Tra i meriti di Deng Xiaoping viene annoverato il ripristino del "gaokao", l'esame di Stato, che ancora oggi, ogni anno, è lo scoglio più grosso per gli studenti cinesi, e la formulazione della linea "un Paese, due sistemi", che regola il rapporto con Hong Kong, tornata alla Cina proprio pochi mesi dopo la sua morte, il 1 luglio 1997. In politica, il riconoscimento del suo ruolo come principale artefice delle riforme cinesi gli ha permesso di pianificare il ricambio generazionale al vertice del Paese.

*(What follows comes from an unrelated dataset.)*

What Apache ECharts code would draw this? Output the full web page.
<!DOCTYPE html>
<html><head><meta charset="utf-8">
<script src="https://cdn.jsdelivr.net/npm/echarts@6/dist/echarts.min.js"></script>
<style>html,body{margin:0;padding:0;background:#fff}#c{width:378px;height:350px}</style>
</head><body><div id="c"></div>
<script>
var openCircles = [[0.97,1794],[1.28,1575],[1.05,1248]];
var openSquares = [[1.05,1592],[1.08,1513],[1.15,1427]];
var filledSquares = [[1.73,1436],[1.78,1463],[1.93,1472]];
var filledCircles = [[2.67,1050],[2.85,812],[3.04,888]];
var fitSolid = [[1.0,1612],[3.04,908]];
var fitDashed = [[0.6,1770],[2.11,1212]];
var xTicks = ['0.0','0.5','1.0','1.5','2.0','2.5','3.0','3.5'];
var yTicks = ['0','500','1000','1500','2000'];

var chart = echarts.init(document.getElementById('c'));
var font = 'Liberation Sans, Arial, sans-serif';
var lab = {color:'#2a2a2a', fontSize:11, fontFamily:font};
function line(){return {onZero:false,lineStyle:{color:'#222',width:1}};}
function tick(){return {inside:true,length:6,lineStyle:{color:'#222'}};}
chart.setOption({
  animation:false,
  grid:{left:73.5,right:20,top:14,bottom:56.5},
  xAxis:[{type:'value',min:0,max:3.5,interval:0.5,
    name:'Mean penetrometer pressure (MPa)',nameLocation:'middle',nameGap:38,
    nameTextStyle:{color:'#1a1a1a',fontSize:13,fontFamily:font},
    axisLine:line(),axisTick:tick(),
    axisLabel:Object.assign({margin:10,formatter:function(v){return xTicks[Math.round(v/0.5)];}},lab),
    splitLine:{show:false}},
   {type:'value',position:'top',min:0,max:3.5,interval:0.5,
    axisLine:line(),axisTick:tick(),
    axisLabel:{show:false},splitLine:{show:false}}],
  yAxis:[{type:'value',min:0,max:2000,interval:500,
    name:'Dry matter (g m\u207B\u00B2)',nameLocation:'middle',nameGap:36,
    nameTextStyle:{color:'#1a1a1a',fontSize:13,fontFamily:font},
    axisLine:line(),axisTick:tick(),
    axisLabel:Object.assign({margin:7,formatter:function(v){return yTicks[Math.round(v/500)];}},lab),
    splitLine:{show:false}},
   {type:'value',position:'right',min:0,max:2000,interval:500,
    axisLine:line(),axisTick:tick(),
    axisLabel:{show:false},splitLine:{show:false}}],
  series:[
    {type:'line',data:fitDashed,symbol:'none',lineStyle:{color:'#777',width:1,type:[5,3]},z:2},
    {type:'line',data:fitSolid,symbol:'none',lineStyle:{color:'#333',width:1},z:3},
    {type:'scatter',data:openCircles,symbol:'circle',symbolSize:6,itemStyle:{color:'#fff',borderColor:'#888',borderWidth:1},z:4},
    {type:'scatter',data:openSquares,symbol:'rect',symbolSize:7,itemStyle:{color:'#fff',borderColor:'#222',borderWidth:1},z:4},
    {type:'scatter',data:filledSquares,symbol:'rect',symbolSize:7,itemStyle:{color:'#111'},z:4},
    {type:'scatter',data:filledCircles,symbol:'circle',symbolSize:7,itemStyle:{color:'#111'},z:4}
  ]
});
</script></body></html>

Da capo della Commissione Militare Centrale, il titolo che ha mantenuto più a lungo, ha stabilito la linea di successione dei presidenti che hanno retto le sorti del Paese dopo di lui: Jiang Zemin, leader della terza generazione, e Hu Jintao, leader della quarta. La transizione al vertice del potere tra Jiang e Hu, nel 2003, fu la più pacifica che la storia cinese ricordi, ma le lotte interne al Partito Comunista Cinese non erano cessate e si sarebbero manifestate anni più tardi: i casi legati all'ex capo di Chongqing, Bo Xilai, e all'ex capo degli apparati di sicurezza, Zhou Yongkang, hanno riacceso i riflettori, a partire dal 2012, sulle trame all'interno del partito per prendere il potere.

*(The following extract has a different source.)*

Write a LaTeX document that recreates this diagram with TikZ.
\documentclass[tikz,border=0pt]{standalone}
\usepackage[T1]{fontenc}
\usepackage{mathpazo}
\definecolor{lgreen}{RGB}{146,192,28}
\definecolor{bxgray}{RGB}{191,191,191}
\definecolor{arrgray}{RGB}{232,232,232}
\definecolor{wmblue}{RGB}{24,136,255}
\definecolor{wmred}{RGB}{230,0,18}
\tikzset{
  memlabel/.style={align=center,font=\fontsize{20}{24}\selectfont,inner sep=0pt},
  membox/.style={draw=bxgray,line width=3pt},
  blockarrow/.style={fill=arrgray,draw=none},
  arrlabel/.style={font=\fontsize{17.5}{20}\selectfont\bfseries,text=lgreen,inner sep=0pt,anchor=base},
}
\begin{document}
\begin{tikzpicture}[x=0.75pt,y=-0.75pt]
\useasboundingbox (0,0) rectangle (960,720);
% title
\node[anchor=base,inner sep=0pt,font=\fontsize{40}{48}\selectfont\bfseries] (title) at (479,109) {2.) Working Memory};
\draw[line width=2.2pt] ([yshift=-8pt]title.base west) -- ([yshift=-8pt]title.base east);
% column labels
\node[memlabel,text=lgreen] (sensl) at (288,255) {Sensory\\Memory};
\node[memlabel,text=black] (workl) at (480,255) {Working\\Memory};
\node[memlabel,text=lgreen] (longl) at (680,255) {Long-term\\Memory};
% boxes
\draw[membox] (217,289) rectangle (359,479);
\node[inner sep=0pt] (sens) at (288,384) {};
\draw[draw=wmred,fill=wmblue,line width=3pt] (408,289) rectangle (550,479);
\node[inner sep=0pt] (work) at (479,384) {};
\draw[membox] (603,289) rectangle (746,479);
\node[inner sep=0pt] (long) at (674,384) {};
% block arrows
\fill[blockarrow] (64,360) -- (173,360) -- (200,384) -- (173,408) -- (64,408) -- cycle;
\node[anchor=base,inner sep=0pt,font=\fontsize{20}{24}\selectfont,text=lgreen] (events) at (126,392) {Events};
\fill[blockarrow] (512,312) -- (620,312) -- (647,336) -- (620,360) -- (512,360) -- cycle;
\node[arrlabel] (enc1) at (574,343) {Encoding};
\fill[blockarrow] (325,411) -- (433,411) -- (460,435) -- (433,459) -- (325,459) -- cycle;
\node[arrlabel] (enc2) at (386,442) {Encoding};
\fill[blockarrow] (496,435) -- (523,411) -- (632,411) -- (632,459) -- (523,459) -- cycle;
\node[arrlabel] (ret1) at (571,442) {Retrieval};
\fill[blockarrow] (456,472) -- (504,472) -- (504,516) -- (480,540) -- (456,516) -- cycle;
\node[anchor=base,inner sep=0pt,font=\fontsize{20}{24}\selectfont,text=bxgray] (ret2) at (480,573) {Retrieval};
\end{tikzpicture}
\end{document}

Xi e Deng - A emergere, proprio nel 2012, è Xi Jinping, il primo dei leader non designati direttamente da Deng, ma che proprio al piccolo timoniere ha reso omaggio all'indomani della sua nomina a segretario generale del Partito Comunista Cinese. Al suo primo viaggio all'interno del Paese, all'inizio di dicembre dello stesso anno, Xi si era recato a Shenzhen, banco di prova delle aperture in senso capitalista avviate dall'ex leader. Un'eco del "viaggio al sud" del Paese che Deng fece venti anni prima, nel 1992, per rilanciare le sue politiche e la sua figura, appannatasi dopo la repressione nel sangue delle dimostrazioni studentesche di piazza Tian'anmen, il 4 giugno 1989, la più grave macchia della sua vita politica. Il viaggio di Xi fu un vero e proprio omaggio a Deng, culminato con la deposizione di un mazzo di fiori ai piedi della statua dedicata al piccolo timoniere sul monte Lianhua.

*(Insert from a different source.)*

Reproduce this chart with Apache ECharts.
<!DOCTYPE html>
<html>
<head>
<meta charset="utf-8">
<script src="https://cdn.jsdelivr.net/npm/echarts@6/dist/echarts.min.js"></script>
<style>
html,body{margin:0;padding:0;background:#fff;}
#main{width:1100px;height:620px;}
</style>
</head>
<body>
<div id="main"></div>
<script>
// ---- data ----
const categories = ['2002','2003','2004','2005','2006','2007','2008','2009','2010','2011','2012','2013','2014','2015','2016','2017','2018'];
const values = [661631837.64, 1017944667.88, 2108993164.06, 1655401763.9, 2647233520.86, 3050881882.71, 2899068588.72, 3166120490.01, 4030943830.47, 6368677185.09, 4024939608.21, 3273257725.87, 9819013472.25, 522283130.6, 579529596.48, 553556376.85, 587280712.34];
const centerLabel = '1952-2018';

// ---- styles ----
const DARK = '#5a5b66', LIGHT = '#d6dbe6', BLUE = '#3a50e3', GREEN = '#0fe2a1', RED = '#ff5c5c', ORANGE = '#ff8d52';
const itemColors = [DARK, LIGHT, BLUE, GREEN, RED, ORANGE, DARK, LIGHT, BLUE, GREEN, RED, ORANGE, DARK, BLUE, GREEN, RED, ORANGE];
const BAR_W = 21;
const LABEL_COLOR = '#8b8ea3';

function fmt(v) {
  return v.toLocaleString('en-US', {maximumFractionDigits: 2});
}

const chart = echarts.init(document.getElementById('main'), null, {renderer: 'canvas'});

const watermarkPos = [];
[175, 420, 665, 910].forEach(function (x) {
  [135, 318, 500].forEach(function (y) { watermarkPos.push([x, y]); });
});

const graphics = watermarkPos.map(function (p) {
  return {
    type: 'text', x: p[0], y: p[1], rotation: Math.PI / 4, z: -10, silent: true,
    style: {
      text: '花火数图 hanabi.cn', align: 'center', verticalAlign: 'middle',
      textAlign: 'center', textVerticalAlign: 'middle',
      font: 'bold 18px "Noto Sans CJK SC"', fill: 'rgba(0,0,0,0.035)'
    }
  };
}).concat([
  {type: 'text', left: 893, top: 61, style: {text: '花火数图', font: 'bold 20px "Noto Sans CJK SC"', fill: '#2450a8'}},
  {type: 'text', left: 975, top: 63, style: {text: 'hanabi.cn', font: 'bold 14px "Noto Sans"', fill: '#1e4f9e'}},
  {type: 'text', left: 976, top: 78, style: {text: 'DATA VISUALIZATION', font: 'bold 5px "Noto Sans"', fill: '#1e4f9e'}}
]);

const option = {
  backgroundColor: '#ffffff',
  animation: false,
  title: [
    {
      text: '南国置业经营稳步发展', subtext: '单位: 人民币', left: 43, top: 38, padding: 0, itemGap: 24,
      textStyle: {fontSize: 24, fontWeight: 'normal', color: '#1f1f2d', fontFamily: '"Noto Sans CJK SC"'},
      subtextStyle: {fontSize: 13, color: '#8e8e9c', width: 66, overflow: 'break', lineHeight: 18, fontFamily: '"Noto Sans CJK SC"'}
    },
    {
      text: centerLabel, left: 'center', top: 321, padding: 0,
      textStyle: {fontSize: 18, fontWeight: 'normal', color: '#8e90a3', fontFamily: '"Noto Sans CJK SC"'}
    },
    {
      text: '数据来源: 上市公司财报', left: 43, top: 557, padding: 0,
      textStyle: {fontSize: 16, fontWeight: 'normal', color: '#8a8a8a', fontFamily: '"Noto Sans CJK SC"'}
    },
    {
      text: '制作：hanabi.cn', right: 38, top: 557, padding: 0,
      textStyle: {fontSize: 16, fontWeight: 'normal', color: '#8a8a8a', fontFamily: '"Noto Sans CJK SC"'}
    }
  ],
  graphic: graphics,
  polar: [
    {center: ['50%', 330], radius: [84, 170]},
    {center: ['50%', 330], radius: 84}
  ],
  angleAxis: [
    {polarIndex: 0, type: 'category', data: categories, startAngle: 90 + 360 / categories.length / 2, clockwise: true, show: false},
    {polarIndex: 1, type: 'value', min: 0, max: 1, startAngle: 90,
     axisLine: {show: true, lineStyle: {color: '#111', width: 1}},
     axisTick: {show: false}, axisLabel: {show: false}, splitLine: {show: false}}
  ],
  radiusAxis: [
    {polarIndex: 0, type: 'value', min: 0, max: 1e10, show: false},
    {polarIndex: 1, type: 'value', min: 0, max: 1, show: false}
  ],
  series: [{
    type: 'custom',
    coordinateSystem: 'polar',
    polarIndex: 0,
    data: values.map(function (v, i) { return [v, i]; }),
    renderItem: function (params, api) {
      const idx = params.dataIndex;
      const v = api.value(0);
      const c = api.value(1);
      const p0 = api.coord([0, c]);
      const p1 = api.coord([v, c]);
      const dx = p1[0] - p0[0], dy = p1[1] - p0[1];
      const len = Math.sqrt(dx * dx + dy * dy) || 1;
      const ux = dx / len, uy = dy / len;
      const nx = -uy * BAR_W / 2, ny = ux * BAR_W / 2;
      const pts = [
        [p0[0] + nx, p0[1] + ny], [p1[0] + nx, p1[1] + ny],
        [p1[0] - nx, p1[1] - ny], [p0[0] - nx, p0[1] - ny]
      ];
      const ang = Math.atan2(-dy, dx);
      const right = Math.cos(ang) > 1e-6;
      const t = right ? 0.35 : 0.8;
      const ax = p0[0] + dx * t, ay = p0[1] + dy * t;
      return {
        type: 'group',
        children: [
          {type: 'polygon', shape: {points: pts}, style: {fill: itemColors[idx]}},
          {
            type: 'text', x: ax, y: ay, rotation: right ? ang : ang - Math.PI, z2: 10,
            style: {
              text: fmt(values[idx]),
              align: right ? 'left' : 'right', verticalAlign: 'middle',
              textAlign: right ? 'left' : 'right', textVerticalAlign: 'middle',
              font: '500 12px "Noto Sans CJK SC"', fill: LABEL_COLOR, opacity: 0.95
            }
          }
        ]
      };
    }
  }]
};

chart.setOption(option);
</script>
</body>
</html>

Ancora due anni più tardi, nel 2014, in occasione del centodecimo anniversario dalla nascita di Deng Xiaoping, un lungo articolo dell'agenzia Xinhua metteva nero su bianco il paragone tra i due leader. "Xi porta la torcia di Deng", titolava l'agenza di stampa ufficiale cinese. Nella visione di continuità al potere dell'agenzia di stampa cinese Mao aveva liberato la Cina, Deng le aveva dato il boom economico, Jiang aveva fissato gli obiettivi del socialismo di mercato e Hu aveva creato il concetto di sviluppo scientifico. Xi, oggi, deve "costruire una società moderna, guidata dal diritto". Un giudizio simile su Xi lo diede anche una delle penne più lette e rispettate della Cina, Hu Shuli, a capo del magazine Caixin. "Il modo migliore per onorare Deng è costruire una società basata sullo stato di diritto". Proprio alcuni mesi più tardi, con il quarto plenum dell'ottobre 2014, Xi dava il via alla riforma della giustizia per affermare lo stato di diritto in Cina, ma sempre "con caratteristiche cinesi", riutilizzando la formula del vecchio Deng. Il giudizio sull'uomo Deng, però, è in parte cambiato da allora, e in un articolo di approfondimento, pubblicato il 14 febbraio scorso, il tabloid Global Times, definisce "controverso", nel titolo, l'impatto della sua leadership sulla Cina. "Deng Xiaoping viene ampiamente riconosciuto per l'eredità della sua politica di riforme e aperture", scrive l'influente tabloid cinese, "ma qualcuno ritiene che sia da incolpare per i problemi sociali come la corruzione e il divario sociale": due gravi problemi che Xi Jinping, "nucleo della leadership", come è stato nominato al termine dello scorso sesto plenum, non fa mistero di volere estirpare dal partito e dalla società.